**Requirements**: Retype exactly what appears below from the line containing "Write a Python" down to the line containing "plt.rcParams['font.family'] = ['Liberation", keeping both end lines. Do not include pictures.

[Lines of data]
+ + + + +

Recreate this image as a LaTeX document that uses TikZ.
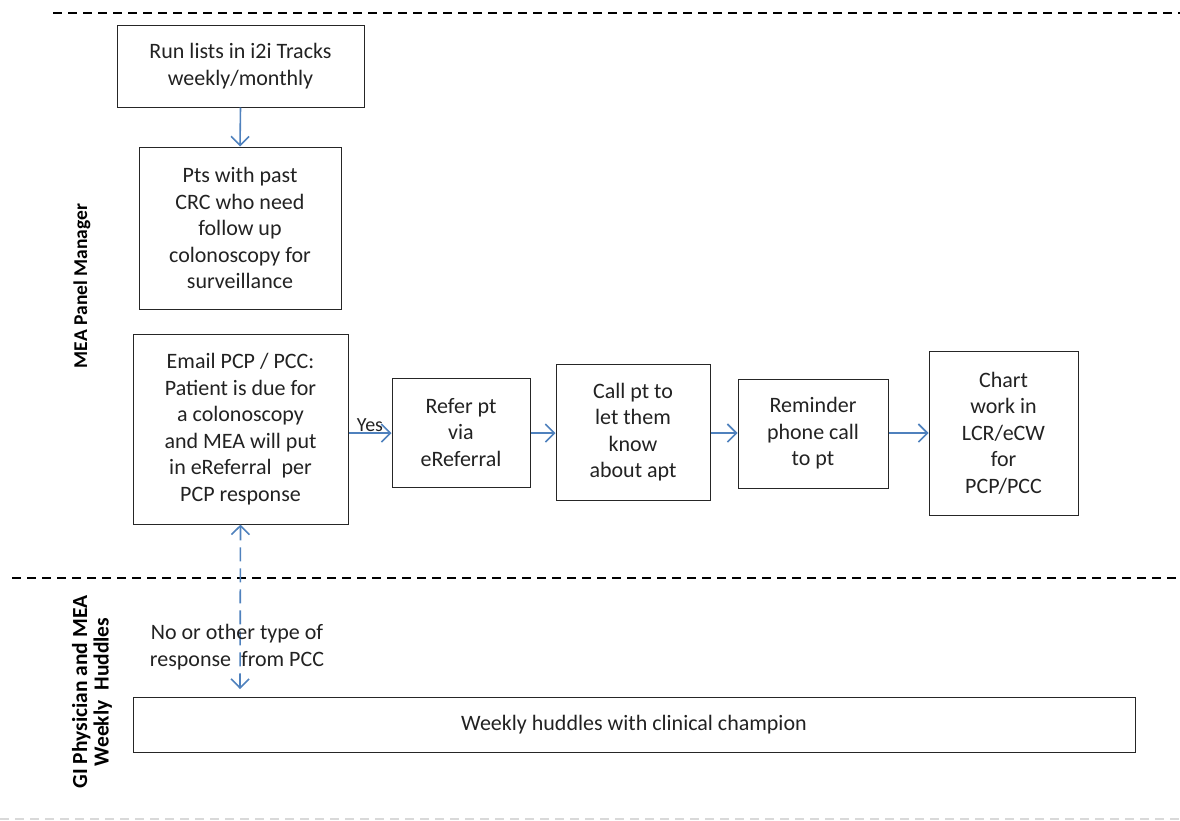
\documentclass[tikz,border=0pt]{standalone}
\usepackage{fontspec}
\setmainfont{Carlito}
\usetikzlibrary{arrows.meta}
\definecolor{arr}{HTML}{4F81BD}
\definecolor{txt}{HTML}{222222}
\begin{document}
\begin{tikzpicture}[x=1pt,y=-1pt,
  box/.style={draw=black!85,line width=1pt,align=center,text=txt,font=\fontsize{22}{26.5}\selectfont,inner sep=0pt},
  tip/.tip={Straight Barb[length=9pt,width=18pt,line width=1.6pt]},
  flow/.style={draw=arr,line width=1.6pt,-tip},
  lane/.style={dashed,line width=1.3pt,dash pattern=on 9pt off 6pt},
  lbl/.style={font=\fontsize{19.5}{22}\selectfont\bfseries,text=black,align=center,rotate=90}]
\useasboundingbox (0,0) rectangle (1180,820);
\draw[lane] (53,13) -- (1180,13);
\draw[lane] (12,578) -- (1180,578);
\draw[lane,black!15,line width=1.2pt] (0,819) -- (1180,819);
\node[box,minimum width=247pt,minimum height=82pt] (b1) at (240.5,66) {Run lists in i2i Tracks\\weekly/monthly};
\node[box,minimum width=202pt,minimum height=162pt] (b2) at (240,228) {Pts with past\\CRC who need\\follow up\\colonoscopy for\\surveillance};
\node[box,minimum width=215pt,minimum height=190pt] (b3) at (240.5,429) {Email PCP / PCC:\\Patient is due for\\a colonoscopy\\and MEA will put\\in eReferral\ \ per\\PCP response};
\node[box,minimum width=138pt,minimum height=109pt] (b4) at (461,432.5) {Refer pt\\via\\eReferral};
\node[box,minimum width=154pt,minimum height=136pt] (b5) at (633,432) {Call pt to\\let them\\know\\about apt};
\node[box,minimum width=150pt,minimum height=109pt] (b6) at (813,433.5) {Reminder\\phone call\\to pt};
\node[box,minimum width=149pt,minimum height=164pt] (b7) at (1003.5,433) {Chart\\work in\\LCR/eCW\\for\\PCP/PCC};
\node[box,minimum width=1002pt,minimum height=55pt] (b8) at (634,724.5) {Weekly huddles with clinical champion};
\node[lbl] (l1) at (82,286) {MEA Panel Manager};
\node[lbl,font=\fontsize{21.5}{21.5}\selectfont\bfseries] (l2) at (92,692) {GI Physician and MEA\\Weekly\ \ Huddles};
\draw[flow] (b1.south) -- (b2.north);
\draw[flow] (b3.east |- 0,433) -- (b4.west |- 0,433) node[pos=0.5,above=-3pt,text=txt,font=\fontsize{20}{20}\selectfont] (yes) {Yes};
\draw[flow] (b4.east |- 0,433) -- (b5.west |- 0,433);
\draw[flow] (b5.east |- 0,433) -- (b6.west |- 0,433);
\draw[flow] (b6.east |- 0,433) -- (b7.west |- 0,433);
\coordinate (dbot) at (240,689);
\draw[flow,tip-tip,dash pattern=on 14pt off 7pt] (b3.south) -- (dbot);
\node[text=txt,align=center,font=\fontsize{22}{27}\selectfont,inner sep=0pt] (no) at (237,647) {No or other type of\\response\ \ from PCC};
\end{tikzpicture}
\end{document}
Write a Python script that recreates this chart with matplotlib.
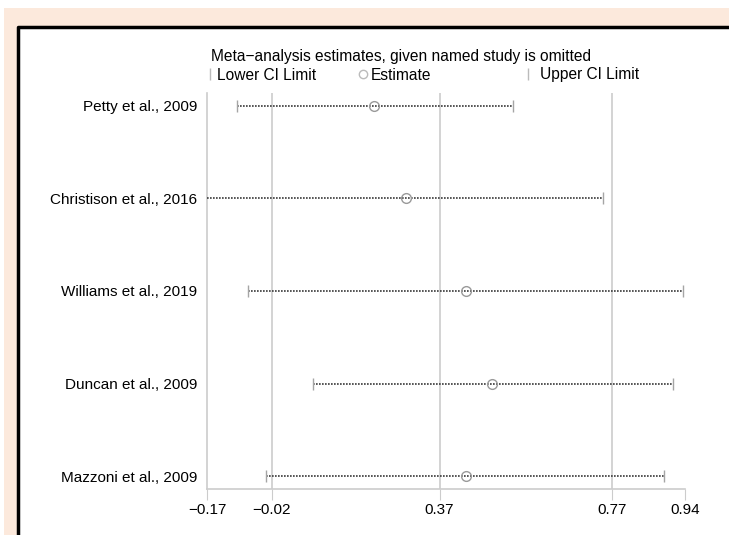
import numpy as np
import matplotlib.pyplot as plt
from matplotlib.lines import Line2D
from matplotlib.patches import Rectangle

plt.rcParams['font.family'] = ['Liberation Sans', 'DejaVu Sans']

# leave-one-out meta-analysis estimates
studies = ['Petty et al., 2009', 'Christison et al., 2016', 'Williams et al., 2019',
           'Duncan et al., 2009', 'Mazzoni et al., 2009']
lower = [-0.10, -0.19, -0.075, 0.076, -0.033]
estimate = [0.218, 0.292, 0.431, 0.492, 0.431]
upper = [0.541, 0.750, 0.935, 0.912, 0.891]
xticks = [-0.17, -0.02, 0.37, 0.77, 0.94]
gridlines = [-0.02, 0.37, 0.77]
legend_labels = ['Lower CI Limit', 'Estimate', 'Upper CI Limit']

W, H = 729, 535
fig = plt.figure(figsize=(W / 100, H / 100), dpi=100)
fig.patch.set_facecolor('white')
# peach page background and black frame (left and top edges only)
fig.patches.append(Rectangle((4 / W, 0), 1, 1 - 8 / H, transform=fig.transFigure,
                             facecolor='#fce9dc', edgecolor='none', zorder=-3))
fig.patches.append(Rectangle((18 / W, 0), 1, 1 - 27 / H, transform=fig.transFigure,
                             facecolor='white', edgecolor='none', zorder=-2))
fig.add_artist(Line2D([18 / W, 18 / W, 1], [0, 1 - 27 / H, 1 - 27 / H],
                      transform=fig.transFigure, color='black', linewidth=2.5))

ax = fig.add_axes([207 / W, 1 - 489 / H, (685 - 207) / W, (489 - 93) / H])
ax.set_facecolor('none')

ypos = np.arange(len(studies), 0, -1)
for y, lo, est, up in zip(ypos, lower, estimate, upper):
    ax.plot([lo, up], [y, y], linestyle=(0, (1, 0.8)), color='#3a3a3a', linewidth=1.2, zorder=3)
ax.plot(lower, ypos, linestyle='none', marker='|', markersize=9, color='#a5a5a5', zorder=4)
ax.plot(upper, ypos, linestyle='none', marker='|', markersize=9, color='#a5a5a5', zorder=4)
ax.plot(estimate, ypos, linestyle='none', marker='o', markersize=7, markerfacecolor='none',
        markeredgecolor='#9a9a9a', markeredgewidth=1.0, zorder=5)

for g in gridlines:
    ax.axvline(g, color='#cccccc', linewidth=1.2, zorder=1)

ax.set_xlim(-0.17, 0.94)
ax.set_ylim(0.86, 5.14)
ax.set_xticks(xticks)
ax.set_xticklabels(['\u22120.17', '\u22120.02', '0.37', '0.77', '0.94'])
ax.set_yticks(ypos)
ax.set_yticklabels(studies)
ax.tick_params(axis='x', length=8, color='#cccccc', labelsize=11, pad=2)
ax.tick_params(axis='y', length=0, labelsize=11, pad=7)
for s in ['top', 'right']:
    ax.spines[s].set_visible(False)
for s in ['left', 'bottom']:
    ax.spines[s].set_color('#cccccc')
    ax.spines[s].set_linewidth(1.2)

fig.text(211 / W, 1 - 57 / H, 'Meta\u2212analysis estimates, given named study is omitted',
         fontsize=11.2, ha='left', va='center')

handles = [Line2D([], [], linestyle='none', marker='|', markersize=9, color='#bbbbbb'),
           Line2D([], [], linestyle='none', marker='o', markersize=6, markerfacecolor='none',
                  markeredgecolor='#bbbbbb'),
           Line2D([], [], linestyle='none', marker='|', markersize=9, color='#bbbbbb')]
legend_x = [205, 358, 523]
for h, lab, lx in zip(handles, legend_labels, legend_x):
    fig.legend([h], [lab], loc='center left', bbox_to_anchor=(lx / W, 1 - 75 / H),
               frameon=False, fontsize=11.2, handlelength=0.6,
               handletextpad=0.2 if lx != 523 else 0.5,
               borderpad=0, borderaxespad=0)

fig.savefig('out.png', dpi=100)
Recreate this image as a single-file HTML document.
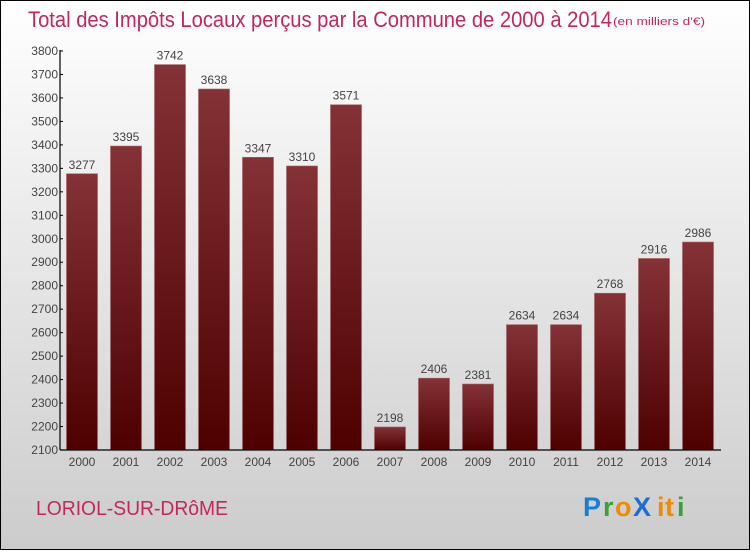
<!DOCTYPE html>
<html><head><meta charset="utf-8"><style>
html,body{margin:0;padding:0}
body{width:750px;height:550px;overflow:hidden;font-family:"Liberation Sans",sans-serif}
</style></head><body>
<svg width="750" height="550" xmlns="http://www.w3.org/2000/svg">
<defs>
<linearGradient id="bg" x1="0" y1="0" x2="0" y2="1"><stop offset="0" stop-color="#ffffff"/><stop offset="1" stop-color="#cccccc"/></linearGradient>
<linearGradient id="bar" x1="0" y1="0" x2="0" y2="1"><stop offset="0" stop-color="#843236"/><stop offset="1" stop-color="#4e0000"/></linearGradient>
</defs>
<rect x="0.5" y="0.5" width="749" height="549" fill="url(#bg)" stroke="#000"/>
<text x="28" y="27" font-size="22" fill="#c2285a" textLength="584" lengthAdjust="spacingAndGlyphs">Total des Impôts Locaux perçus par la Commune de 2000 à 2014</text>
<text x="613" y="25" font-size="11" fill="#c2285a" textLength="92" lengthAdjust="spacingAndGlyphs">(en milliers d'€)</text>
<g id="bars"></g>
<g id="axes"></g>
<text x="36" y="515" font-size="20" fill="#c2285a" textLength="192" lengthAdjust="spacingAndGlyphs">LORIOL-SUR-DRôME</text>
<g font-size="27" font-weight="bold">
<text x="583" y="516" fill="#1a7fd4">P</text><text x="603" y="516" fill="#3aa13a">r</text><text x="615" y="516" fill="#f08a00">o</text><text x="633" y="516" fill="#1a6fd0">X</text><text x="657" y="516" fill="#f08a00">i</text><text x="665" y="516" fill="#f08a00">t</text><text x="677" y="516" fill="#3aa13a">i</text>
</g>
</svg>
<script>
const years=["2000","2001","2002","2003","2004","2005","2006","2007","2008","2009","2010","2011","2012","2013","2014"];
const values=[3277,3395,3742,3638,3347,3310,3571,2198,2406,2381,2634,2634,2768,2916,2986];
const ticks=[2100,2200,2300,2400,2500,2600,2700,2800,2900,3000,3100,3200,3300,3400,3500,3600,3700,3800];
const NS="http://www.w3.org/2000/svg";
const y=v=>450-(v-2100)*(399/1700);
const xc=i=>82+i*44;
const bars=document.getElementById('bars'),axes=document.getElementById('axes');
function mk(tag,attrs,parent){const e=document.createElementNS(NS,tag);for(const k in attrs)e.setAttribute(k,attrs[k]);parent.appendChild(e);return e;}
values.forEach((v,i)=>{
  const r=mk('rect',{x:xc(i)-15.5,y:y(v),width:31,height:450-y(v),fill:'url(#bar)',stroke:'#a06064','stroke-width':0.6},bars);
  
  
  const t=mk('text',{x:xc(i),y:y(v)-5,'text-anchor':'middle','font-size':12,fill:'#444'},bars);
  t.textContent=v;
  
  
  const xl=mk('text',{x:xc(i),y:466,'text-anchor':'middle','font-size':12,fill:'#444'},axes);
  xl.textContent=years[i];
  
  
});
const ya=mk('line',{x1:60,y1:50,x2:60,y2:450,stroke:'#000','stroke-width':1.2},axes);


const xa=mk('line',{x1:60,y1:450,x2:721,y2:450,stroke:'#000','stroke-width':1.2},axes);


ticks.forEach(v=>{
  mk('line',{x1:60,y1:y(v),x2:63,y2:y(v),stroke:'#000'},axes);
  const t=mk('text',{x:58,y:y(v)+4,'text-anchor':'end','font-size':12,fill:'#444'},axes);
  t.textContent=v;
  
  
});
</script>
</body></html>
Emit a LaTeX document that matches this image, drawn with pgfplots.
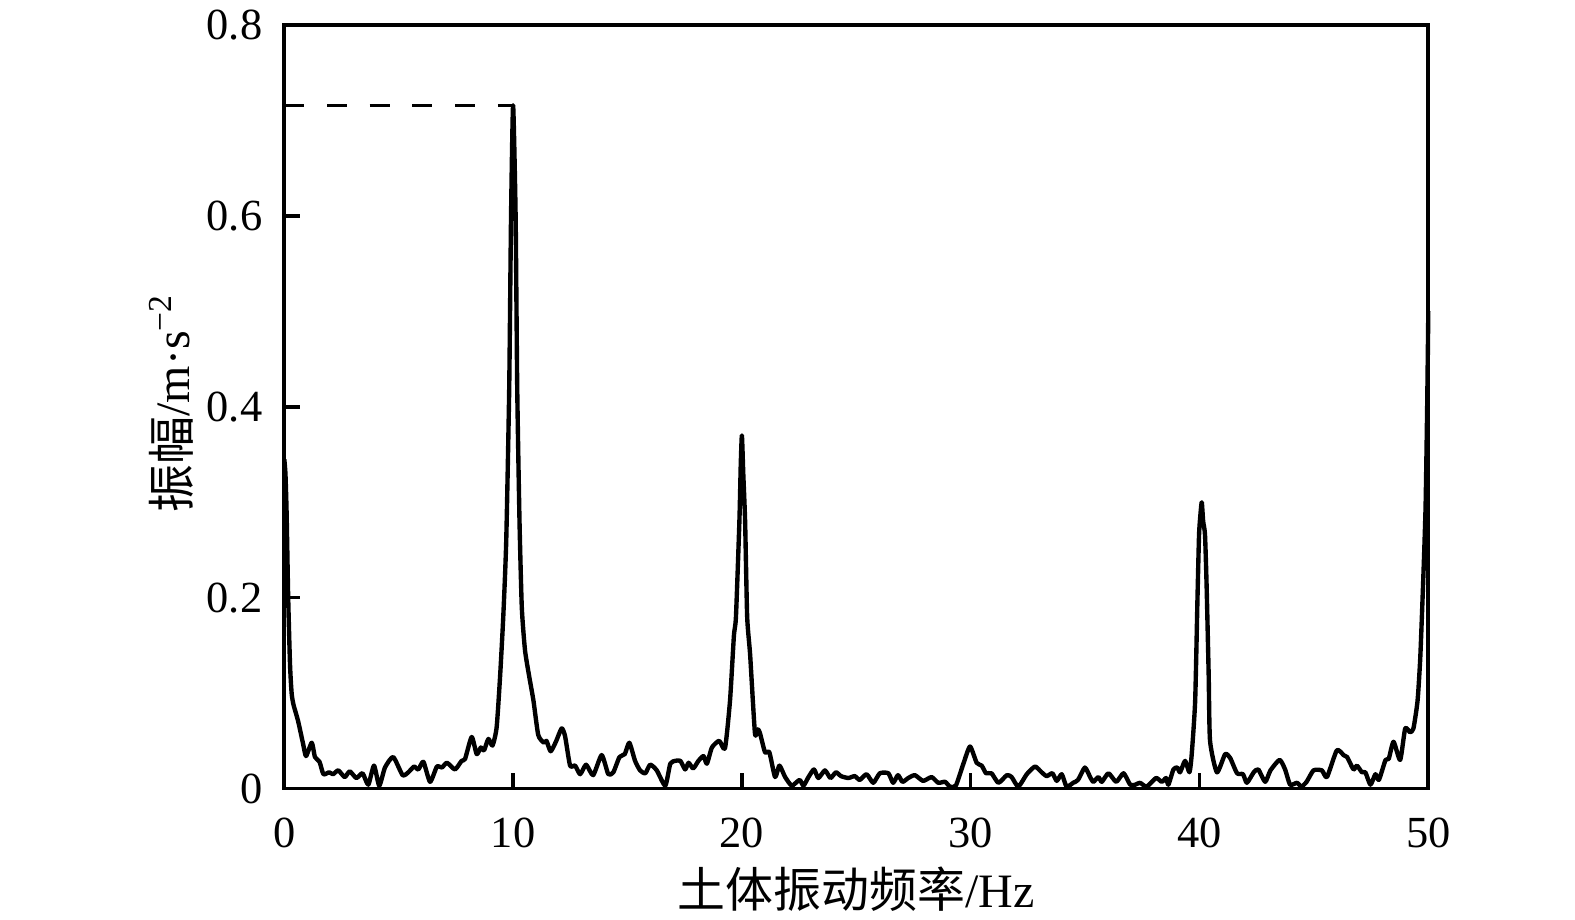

+ + + + +

**Solution to the problem**:
Write a Python script that recreates this chart with matplotlib.
import numpy as np
import matplotlib.pyplot as plt
from matplotlib.lines import Line2D
from matplotlib.patches import Rectangle

plt.rcParams['font.family'] = ['Liberation Sans', 'DejaVu Sans']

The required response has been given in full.